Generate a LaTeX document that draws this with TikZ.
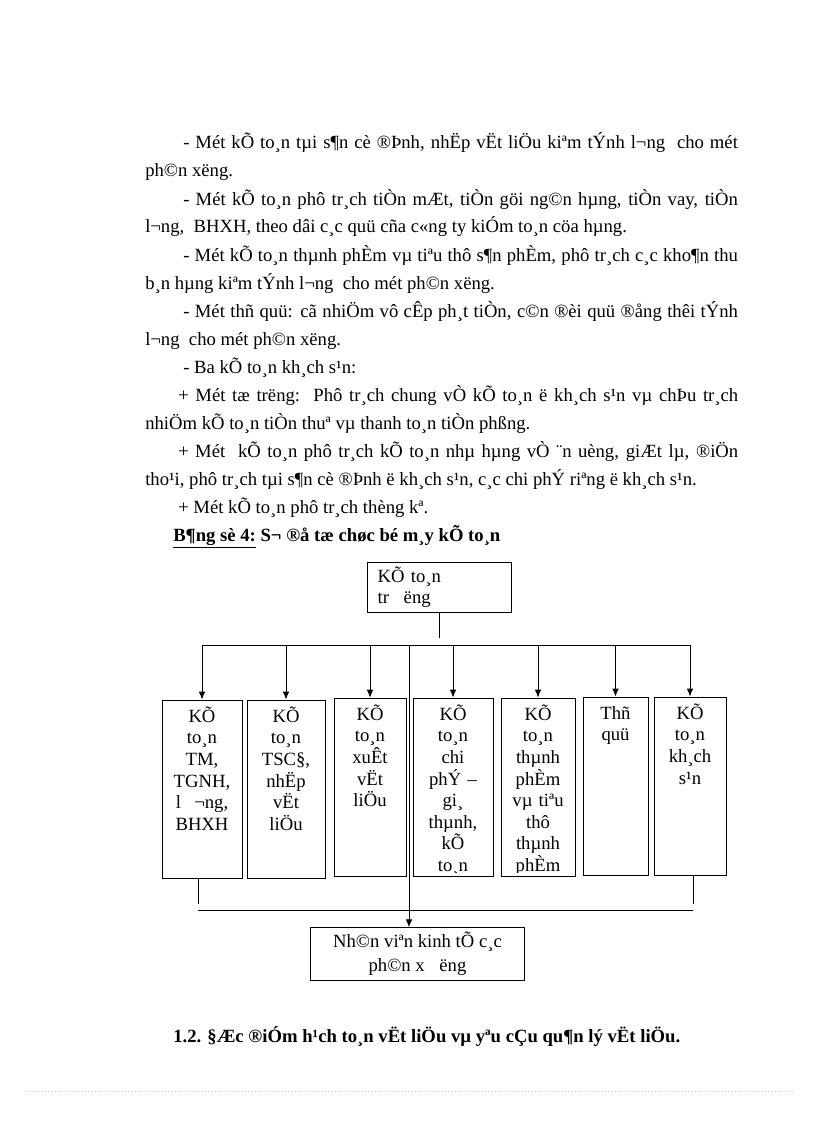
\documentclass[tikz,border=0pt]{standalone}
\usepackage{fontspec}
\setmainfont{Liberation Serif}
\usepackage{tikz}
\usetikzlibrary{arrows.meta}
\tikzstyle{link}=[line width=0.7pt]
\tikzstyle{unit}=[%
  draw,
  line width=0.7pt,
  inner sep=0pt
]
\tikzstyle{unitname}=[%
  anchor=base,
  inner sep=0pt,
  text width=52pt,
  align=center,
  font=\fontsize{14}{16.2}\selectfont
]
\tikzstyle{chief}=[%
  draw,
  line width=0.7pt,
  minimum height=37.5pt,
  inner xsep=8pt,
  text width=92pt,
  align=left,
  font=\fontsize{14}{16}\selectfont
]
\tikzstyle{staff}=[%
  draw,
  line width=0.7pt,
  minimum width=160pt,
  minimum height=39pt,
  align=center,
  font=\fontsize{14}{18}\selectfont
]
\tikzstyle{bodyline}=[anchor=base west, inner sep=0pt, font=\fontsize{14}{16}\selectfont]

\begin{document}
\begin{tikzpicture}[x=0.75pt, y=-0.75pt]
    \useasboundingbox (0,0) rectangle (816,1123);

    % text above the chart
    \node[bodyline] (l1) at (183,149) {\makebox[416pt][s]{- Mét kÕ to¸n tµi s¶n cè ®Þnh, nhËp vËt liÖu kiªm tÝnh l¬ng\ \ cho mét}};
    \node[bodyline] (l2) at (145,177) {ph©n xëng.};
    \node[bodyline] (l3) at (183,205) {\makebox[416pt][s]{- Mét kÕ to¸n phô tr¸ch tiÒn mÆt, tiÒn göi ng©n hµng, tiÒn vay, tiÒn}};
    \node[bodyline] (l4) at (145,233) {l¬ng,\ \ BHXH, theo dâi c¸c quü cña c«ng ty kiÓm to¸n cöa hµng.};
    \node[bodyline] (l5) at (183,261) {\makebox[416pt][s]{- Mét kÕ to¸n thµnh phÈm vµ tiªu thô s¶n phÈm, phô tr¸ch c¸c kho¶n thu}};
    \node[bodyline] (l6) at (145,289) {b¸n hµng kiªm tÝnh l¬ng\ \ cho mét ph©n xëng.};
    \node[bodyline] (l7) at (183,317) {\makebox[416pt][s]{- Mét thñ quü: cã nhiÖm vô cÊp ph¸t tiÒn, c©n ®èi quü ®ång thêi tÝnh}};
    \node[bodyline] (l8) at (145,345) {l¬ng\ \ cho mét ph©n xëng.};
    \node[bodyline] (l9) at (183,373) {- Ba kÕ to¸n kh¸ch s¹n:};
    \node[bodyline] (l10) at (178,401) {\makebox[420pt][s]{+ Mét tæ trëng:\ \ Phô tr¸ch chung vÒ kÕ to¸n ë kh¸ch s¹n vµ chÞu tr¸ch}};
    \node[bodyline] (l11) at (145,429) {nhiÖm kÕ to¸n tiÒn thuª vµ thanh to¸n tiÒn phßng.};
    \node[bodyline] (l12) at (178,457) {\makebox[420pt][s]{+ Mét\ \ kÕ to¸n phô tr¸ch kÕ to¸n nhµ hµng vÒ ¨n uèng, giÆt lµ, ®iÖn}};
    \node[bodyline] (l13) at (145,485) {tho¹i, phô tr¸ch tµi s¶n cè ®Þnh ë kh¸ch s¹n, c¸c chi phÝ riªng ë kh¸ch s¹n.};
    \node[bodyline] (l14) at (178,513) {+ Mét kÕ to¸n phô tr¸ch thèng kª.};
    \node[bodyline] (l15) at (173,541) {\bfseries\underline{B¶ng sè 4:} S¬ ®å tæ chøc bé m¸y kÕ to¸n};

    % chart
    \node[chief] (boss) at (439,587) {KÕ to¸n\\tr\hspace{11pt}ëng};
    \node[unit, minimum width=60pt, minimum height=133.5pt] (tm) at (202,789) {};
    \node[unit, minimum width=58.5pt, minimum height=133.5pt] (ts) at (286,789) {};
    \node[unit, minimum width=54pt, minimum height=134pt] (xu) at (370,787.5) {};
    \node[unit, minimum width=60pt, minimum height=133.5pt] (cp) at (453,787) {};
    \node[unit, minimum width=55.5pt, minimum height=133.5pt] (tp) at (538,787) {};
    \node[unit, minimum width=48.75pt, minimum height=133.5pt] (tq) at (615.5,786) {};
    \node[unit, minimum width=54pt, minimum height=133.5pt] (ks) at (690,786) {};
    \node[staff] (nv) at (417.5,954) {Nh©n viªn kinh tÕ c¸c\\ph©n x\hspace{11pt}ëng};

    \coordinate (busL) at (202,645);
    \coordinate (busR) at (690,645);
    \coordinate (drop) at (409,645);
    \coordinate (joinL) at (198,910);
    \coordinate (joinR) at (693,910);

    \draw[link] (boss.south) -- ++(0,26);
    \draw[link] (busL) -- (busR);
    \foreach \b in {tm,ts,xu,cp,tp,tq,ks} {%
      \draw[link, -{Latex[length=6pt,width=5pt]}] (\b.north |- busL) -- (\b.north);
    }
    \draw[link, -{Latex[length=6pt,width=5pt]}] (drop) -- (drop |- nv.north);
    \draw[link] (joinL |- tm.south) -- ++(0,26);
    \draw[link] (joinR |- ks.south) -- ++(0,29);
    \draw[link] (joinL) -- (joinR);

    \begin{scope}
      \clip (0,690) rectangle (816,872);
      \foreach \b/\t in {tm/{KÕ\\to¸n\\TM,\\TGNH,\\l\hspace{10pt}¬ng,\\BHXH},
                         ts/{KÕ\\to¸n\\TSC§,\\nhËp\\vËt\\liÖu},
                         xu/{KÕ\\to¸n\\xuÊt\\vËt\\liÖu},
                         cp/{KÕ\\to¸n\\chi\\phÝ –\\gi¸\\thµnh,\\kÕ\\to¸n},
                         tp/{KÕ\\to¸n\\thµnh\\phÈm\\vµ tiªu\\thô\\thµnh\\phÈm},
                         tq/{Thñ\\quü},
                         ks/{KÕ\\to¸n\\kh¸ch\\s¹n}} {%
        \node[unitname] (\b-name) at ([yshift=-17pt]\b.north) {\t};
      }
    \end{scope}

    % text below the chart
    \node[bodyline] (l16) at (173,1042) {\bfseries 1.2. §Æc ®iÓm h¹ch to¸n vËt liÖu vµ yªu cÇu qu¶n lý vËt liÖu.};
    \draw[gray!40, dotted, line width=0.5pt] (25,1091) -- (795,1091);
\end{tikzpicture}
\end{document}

## TASK INSTRUCTIONS:
Repeat the listing in full and exactly. Leave any pictures out.

## ANSWER TO THIS TASK:
Generate a LaTeX document that draws this with TikZ.
\documentclass[tikz,border=0pt]{standalone}
\usepackage{fontspec}
\setmainfont{Liberation Serif}
\usepackage{tikz}
\usetikzlibrary{arrows.meta}
\tikzstyle{link}=[line width=0.7pt]
\tikzstyle{unit}=[%
  draw,
  line width=0.7pt,
  inner sep=0pt
]
\tikzstyle{unitname}=[%
  anchor=base,
  inner sep=0pt,
  text width=52pt,
  align=center,
  font=\fontsize{14}{16.2}\selectfont
]
\tikzstyle{chief}=[%
  draw,
  line width=0.7pt,
  minimum height=37.5pt,
  inner xsep=8pt,
  text width=92pt,
  align=left,
  font=\fontsize{14}{16}\selectfont
]
\tikzstyle{staff}=[%
  draw,
  line width=0.7pt,
  minimum width=160pt,
  minimum height=39pt,
  align=center,
  font=\fontsize{14}{18}\selectfont
]
\tikzstyle{bodyline}=[anchor=base west, inner sep=0pt, font=\fontsize{14}{16}\selectfont]

\begin{document}
\begin{tikzpicture}[x=0.75pt, y=-0.75pt]
    \useasboundingbox (0,0) rectangle (816,1123);

    % text above the chart
    \node[bodyline] (l1) at (183,149) {\makebox[416pt][s]{- Mét kÕ to¸n tµi s¶n cè ®Þnh, nhËp vËt liÖu kiªm tÝnh l¬ng\ \ cho mét}};
    \node[bodyline] (l2) at (145,177) {ph©n xëng.};
    \node[bodyline] (l3) at (183,205) {\makebox[416pt][s]{- Mét kÕ to¸n phô tr¸ch tiÒn mÆt, tiÒn göi ng©n hµng, tiÒn vay, tiÒn}};
    \node[bodyline] (l4) at (145,233) {l¬ng,\ \ BHXH, theo dâi c¸c quü cña c«ng ty kiÓm to¸n cöa hµng.};
    \node[bodyline] (l5) at (183,261) {\makebox[416pt][s]{- Mét kÕ to¸n thµnh phÈm vµ tiªu thô s¶n phÈm, phô tr¸ch c¸c kho¶n thu}};
    \node[bodyline] (l6) at (145,289) {b¸n hµng kiªm tÝnh l¬ng\ \ cho mét ph©n xëng.};
    \node[bodyline] (l7) at (183,317) {\makebox[416pt][s]{- Mét thñ quü: cã nhiÖm vô cÊp ph¸t tiÒn, c©n ®èi quü ®ång thêi tÝnh}};
    \node[bodyline] (l8) at (145,345) {l¬ng\ \ cho mét ph©n xëng.};
    \node[bodyline] (l9) at (183,373) {- Ba kÕ to¸n kh¸ch s¹n:};
    \node[bodyline] (l10) at (178,401) {\makebox[420pt][s]{+ Mét tæ trëng:\ \ Phô tr¸ch chung vÒ kÕ to¸n ë kh¸ch s¹n vµ chÞu tr¸ch}};
    \node[bodyline] (l11) at (145,429) {nhiÖm kÕ to¸n tiÒn thuª vµ thanh to¸n tiÒn phßng.};
    \node[bodyline] (l12) at (178,457) {\makebox[420pt][s]{+ Mét\ \ kÕ to¸n phô tr¸ch kÕ to¸n nhµ hµng vÒ ¨n uèng, giÆt lµ, ®iÖn}};
    \node[bodyline] (l13) at (145,485) {tho¹i, phô tr¸ch tµi s¶n cè ®Þnh ë kh¸ch s¹n, c¸c chi phÝ riªng ë kh¸ch s¹n.};
    \node[bodyline] (l14) at (178,513) {+ Mét kÕ to¸n phô tr¸ch thèng kª.};
    \node[bodyline] (l15) at (173,541) {\bfseries\underline{B¶ng sè 4:} S¬ ®å tæ chøc bé m¸y kÕ to¸n};

    % chart
    \node[chief] (boss) at (439,587) {KÕ to¸n\\tr\hspace{11pt}ëng};
    \node[unit, minimum width=60pt, minimum height=133.5pt] (tm) at (202,789) {};
    \node[unit, minimum width=58.5pt, minimum height=133.5pt] (ts) at (286,789) {};
    \node[unit, minimum width=54pt, minimum height=134pt] (xu) at (370,787.5) {};
    \node[unit, minimum width=60pt, minimum height=133.5pt] (cp) at (453,787) {};
    \node[unit, minimum width=55.5pt, minimum height=133.5pt] (tp) at (538,787) {};
    \node[unit, minimum width=48.75pt, minimum height=133.5pt] (tq) at (615.5,786) {};
    \node[unit, minimum width=54pt, minimum height=133.5pt] (ks) at (690,786) {};
    \node[staff] (nv) at (417.5,954) {Nh©n viªn kinh tÕ c¸c\\ph©n x\hspace{11pt}ëng};

    \coordinate (busL) at (202,645);
    \coordinate (busR) at (690,645);
    \coordinate (drop) at (409,645);
    \coordinate (joinL) at (198,910);
    \coordinate (joinR) at (693,910);

    \draw[link] (boss.south) -- ++(0,26);
    \draw[link] (busL) -- (busR);
    \foreach \b in {tm,ts,xu,cp,tp,tq,ks} {%
      \draw[link, -{Latex[length=6pt,width=5pt]}] (\b.north |- busL) -- (\b.north);
    }
    \draw[link, -{Latex[length=6pt,width=5pt]}] (drop) -- (drop |- nv.north);
    \draw[link] (joinL |- tm.south) -- ++(0,26);
    \draw[link] (joinR |- ks.south) -- ++(0,29);
    \draw[link] (joinL) -- (joinR);

    \begin{scope}
      \clip (0,690) rectangle (816,872);
      \foreach \b/\t in {tm/{KÕ\\to¸n\\TM,\\TGNH,\\l\hspace{10pt}¬ng,\\BHXH},
                         ts/{KÕ\\to¸n\\TSC§,\\nhËp\\vËt\\liÖu},
                         xu/{KÕ\\to¸n\\xuÊt\\vËt\\liÖu},
                         cp/{KÕ\\to¸n\\chi\\phÝ –\\gi¸\\thµnh,\\kÕ\\to¸n},
                         tp/{KÕ\\to¸n\\thµnh\\phÈm\\vµ tiªu\\thô\\thµnh\\phÈm},
                         tq/{Thñ\\quü},
                         ks/{KÕ\\to¸n\\kh¸ch\\s¹n}} {%
        \node[unitname] (\b-name) at ([yshift=-17pt]\b.north) {\t};
      }
    \end{scope}

    % text below the chart
    \node[bodyline] (l16) at (173,1042) {\bfseries 1.2. §Æc ®iÓm h¹ch to¸n vËt liÖu vµ yªu cÇu qu¶n lý vËt liÖu.};
    \draw[gray!40, dotted, line width=0.5pt] (25,1091) -- (795,1091);
\end{tikzpicture}
\end{document}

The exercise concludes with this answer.